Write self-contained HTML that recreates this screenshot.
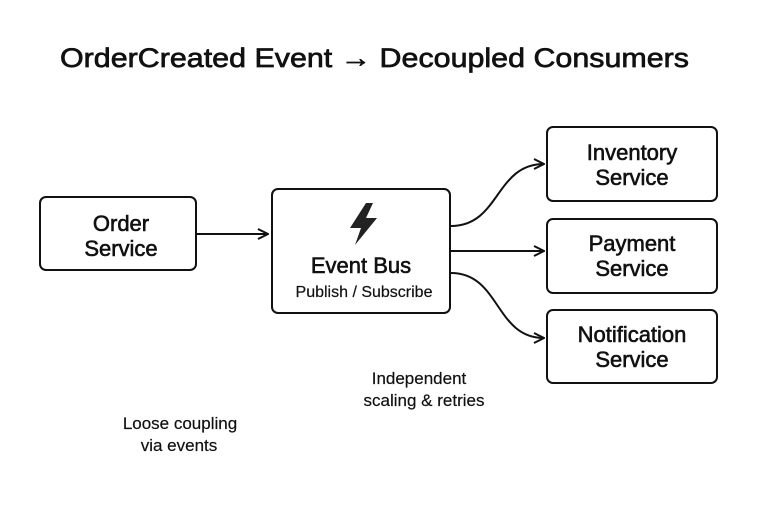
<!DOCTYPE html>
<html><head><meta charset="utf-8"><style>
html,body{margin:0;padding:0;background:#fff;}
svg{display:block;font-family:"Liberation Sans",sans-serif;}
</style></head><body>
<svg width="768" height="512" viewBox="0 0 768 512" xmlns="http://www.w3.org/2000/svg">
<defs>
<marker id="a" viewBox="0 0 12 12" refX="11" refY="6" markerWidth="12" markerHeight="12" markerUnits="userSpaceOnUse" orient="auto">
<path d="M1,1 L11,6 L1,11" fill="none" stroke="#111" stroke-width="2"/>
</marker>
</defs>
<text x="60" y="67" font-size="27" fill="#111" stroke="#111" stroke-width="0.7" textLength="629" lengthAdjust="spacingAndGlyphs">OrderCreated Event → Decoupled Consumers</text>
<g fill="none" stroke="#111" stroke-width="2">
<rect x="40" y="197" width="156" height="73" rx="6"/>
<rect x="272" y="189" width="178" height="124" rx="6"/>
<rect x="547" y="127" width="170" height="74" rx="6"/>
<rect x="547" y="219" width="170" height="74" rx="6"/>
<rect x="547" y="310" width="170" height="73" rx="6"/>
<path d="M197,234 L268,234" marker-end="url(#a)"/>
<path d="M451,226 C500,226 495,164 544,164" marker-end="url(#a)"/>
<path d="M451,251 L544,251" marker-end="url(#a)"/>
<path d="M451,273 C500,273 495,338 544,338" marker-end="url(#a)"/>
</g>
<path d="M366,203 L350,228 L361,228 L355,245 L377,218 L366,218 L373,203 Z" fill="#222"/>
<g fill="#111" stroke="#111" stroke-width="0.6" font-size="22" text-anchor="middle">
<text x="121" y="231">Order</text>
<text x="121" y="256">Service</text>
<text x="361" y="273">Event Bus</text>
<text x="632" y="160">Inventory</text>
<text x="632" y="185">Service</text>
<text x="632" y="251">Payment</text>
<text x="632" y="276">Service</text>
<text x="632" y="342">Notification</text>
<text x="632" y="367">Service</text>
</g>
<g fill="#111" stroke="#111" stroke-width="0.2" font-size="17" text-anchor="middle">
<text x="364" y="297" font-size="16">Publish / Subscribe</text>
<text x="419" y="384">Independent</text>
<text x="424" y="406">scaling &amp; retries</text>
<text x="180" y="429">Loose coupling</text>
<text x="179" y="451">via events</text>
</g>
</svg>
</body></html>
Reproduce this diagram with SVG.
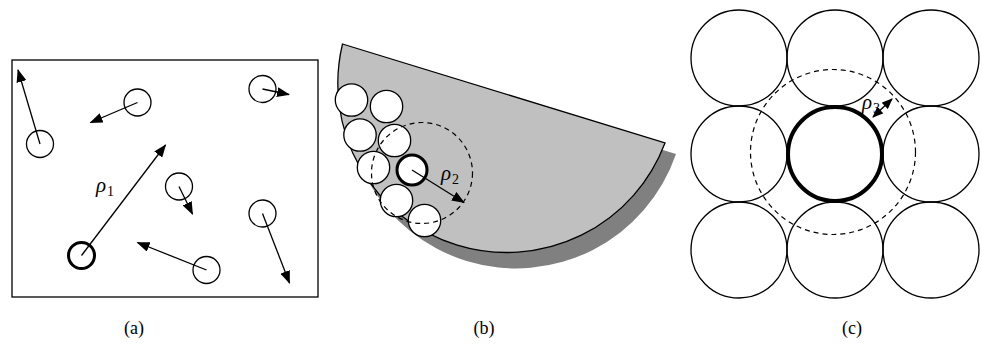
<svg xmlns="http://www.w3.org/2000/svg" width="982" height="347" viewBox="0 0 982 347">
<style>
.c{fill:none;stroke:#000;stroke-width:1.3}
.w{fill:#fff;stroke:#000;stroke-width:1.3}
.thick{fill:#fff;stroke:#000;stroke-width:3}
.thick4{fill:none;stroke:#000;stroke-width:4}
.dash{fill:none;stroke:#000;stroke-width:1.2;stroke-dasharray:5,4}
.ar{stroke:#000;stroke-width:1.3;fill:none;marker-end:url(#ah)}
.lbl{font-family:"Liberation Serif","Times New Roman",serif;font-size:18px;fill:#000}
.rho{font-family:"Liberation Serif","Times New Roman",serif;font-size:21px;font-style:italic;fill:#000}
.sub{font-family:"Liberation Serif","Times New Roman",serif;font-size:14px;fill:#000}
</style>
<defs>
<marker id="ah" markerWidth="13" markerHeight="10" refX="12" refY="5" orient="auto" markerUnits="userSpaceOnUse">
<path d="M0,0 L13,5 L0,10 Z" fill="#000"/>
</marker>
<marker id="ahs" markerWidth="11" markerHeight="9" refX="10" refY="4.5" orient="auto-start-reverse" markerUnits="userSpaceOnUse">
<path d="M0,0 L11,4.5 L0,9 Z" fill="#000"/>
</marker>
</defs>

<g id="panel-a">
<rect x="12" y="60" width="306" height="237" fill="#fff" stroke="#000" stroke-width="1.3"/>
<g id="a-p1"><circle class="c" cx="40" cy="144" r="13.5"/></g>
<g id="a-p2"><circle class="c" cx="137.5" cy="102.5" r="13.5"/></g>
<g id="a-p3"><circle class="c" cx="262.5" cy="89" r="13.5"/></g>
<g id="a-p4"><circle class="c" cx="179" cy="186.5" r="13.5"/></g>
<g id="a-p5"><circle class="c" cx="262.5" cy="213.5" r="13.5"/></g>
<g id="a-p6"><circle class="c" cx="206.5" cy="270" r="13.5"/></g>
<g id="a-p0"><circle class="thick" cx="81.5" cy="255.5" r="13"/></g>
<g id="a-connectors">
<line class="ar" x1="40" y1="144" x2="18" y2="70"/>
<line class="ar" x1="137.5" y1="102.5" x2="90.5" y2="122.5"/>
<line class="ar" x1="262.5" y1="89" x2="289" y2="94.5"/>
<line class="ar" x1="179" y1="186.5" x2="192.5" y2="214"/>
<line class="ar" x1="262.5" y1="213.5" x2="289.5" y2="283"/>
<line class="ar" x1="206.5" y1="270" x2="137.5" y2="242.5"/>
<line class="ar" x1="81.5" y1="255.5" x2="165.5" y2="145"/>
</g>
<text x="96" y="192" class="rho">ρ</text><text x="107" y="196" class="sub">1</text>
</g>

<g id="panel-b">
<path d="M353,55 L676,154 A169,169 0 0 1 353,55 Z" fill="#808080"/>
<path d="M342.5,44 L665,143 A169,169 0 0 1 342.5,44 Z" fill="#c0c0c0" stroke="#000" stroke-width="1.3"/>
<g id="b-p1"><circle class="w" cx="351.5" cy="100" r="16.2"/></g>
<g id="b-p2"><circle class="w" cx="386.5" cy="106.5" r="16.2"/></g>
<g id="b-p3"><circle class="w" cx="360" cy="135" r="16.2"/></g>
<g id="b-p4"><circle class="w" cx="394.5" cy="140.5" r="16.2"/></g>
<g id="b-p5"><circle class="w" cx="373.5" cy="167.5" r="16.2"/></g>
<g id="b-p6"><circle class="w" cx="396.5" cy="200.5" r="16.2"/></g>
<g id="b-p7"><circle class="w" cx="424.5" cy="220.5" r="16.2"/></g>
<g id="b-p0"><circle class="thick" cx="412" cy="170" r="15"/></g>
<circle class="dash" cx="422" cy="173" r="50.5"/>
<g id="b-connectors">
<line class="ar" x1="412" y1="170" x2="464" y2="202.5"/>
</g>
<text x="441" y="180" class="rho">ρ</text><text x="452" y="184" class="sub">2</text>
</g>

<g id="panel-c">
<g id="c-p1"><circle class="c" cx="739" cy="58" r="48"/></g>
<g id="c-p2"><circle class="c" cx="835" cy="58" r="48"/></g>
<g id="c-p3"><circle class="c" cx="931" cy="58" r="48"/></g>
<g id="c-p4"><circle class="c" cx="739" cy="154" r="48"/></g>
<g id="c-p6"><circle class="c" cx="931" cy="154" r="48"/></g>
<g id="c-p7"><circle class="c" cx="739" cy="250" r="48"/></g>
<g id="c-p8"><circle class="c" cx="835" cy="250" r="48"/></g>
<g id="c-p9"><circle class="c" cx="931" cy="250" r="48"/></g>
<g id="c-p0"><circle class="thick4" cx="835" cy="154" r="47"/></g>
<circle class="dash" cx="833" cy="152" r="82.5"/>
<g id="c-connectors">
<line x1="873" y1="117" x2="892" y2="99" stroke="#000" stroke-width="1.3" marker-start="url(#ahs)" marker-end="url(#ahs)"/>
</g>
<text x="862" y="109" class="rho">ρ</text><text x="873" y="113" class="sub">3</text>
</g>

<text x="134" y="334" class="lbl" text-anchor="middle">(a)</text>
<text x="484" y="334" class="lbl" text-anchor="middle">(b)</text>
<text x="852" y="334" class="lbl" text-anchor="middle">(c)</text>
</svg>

******************************

_TASK DETAILS_
Repeat the records word for word. Any picture in them should be left out.

_SOLVED EXERCISE_
Write self-contained HTML that recreates this screenshot.
<!DOCTYPE html>
<html><head><meta charset="utf-8"><style>
html,body{margin:0;padding:0;background:#fff;}
svg{display:block;font-family:"Liberation Sans",sans-serif;}
</style></head><body>
<svg width="768" height="512" viewBox="0 0 768 512" xmlns="http://www.w3.org/2000/svg">
<defs>
<marker id="a" viewBox="0 0 12 12" refX="11" refY="6" markerWidth="12" markerHeight="12" markerUnits="userSpaceOnUse" orient="auto">
<path d="M1,1 L11,6 L1,11" fill="none" stroke="#111" stroke-width="2"/>
</marker>
</defs>
<text x="60" y="67" font-size="27" fill="#111" stroke="#111" stroke-width="0.7" textLength="629" lengthAdjust="spacingAndGlyphs">OrderCreated Event → Decoupled Consumers</text>
<g fill="none" stroke="#111" stroke-width="2">
<rect x="40" y="197" width="156" height="73" rx="6"/>
<rect x="272" y="189" width="178" height="124" rx="6"/>
<rect x="547" y="127" width="170" height="74" rx="6"/>
<rect x="547" y="219" width="170" height="74" rx="6"/>
<rect x="547" y="310" width="170" height="73" rx="6"/>
<path d="M197,234 L268,234" marker-end="url(#a)"/>
<path d="M451,226 C500,226 495,164 544,164" marker-end="url(#a)"/>
<path d="M451,251 L544,251" marker-end="url(#a)"/>
<path d="M451,273 C500,273 495,338 544,338" marker-end="url(#a)"/>
</g>
<path d="M366,203 L350,228 L361,228 L355,245 L377,218 L366,218 L373,203 Z" fill="#222"/>
<g fill="#111" stroke="#111" stroke-width="0.6" font-size="22" text-anchor="middle">
<text x="121" y="231">Order</text>
<text x="121" y="256">Service</text>
<text x="361" y="273">Event Bus</text>
<text x="632" y="160">Inventory</text>
<text x="632" y="185">Service</text>
<text x="632" y="251">Payment</text>
<text x="632" y="276">Service</text>
<text x="632" y="342">Notification</text>
<text x="632" y="367">Service</text>
</g>
<g fill="#111" stroke="#111" stroke-width="0.2" font-size="17" text-anchor="middle">
<text x="364" y="297" font-size="16">Publish / Subscribe</text>
<text x="419" y="384">Independent</text>
<text x="424" y="406">scaling &amp; retries</text>
<text x="180" y="429">Loose coupling</text>
<text x="179" y="451">via events</text>
</g>
</svg>
</body></html>
Reproduce this diagram with SVG.
<svg xmlns="http://www.w3.org/2000/svg" width="982" height="347" viewBox="0 0 982 347">
<style>
.c{fill:none;stroke:#000;stroke-width:1.3}
.w{fill:#fff;stroke:#000;stroke-width:1.3}
.thick{fill:#fff;stroke:#000;stroke-width:3}
.thick4{fill:none;stroke:#000;stroke-width:4}
.dash{fill:none;stroke:#000;stroke-width:1.2;stroke-dasharray:5,4}
.ar{stroke:#000;stroke-width:1.3;fill:none;marker-end:url(#ah)}
.lbl{font-family:"Liberation Serif","Times New Roman",serif;font-size:18px;fill:#000}
.rho{font-family:"Liberation Serif","Times New Roman",serif;font-size:21px;font-style:italic;fill:#000}
.sub{font-family:"Liberation Serif","Times New Roman",serif;font-size:14px;fill:#000}
</style>
<defs>
<marker id="ah" markerWidth="13" markerHeight="10" refX="12" refY="5" orient="auto" markerUnits="userSpaceOnUse">
<path d="M0,0 L13,5 L0,10 Z" fill="#000"/>
</marker>
<marker id="ahs" markerWidth="11" markerHeight="9" refX="10" refY="4.5" orient="auto-start-reverse" markerUnits="userSpaceOnUse">
<path d="M0,0 L11,4.5 L0,9 Z" fill="#000"/>
</marker>
</defs>

<g id="panel-a">
<rect x="12" y="60" width="306" height="237" fill="#fff" stroke="#000" stroke-width="1.3"/>
<g id="a-p1"><circle class="c" cx="40" cy="144" r="13.5"/></g>
<g id="a-p2"><circle class="c" cx="137.5" cy="102.5" r="13.5"/></g>
<g id="a-p3"><circle class="c" cx="262.5" cy="89" r="13.5"/></g>
<g id="a-p4"><circle class="c" cx="179" cy="186.5" r="13.5"/></g>
<g id="a-p5"><circle class="c" cx="262.5" cy="213.5" r="13.5"/></g>
<g id="a-p6"><circle class="c" cx="206.5" cy="270" r="13.5"/></g>
<g id="a-p0"><circle class="thick" cx="81.5" cy="255.5" r="13"/></g>
<g id="a-connectors">
<line class="ar" x1="40" y1="144" x2="18" y2="70"/>
<line class="ar" x1="137.5" y1="102.5" x2="90.5" y2="122.5"/>
<line class="ar" x1="262.5" y1="89" x2="289" y2="94.5"/>
<line class="ar" x1="179" y1="186.5" x2="192.5" y2="214"/>
<line class="ar" x1="262.5" y1="213.5" x2="289.5" y2="283"/>
<line class="ar" x1="206.5" y1="270" x2="137.5" y2="242.5"/>
<line class="ar" x1="81.5" y1="255.5" x2="165.5" y2="145"/>
</g>
<text x="96" y="192" class="rho">ρ</text><text x="107" y="196" class="sub">1</text>
</g>

<g id="panel-b">
<path d="M353,55 L676,154 A169,169 0 0 1 353,55 Z" fill="#808080"/>
<path d="M342.5,44 L665,143 A169,169 0 0 1 342.5,44 Z" fill="#c0c0c0" stroke="#000" stroke-width="1.3"/>
<g id="b-p1"><circle class="w" cx="351.5" cy="100" r="16.2"/></g>
<g id="b-p2"><circle class="w" cx="386.5" cy="106.5" r="16.2"/></g>
<g id="b-p3"><circle class="w" cx="360" cy="135" r="16.2"/></g>
<g id="b-p4"><circle class="w" cx="394.5" cy="140.5" r="16.2"/></g>
<g id="b-p5"><circle class="w" cx="373.5" cy="167.5" r="16.2"/></g>
<g id="b-p6"><circle class="w" cx="396.5" cy="200.5" r="16.2"/></g>
<g id="b-p7"><circle class="w" cx="424.5" cy="220.5" r="16.2"/></g>
<g id="b-p0"><circle class="thick" cx="412" cy="170" r="15"/></g>
<circle class="dash" cx="422" cy="173" r="50.5"/>
<g id="b-connectors">
<line class="ar" x1="412" y1="170" x2="464" y2="202.5"/>
</g>
<text x="441" y="180" class="rho">ρ</text><text x="452" y="184" class="sub">2</text>
</g>

<g id="panel-c">
<g id="c-p1"><circle class="c" cx="739" cy="58" r="48"/></g>
<g id="c-p2"><circle class="c" cx="835" cy="58" r="48"/></g>
<g id="c-p3"><circle class="c" cx="931" cy="58" r="48"/></g>
<g id="c-p4"><circle class="c" cx="739" cy="154" r="48"/></g>
<g id="c-p6"><circle class="c" cx="931" cy="154" r="48"/></g>
<g id="c-p7"><circle class="c" cx="739" cy="250" r="48"/></g>
<g id="c-p8"><circle class="c" cx="835" cy="250" r="48"/></g>
<g id="c-p9"><circle class="c" cx="931" cy="250" r="48"/></g>
<g id="c-p0"><circle class="thick4" cx="835" cy="154" r="47"/></g>
<circle class="dash" cx="833" cy="152" r="82.5"/>
<g id="c-connectors">
<line x1="873" y1="117" x2="892" y2="99" stroke="#000" stroke-width="1.3" marker-start="url(#ahs)" marker-end="url(#ahs)"/>
</g>
<text x="862" y="109" class="rho">ρ</text><text x="873" y="113" class="sub">3</text>
</g>

<text x="134" y="334" class="lbl" text-anchor="middle">(a)</text>
<text x="484" y="334" class="lbl" text-anchor="middle">(b)</text>
<text x="852" y="334" class="lbl" text-anchor="middle">(c)</text>
</svg>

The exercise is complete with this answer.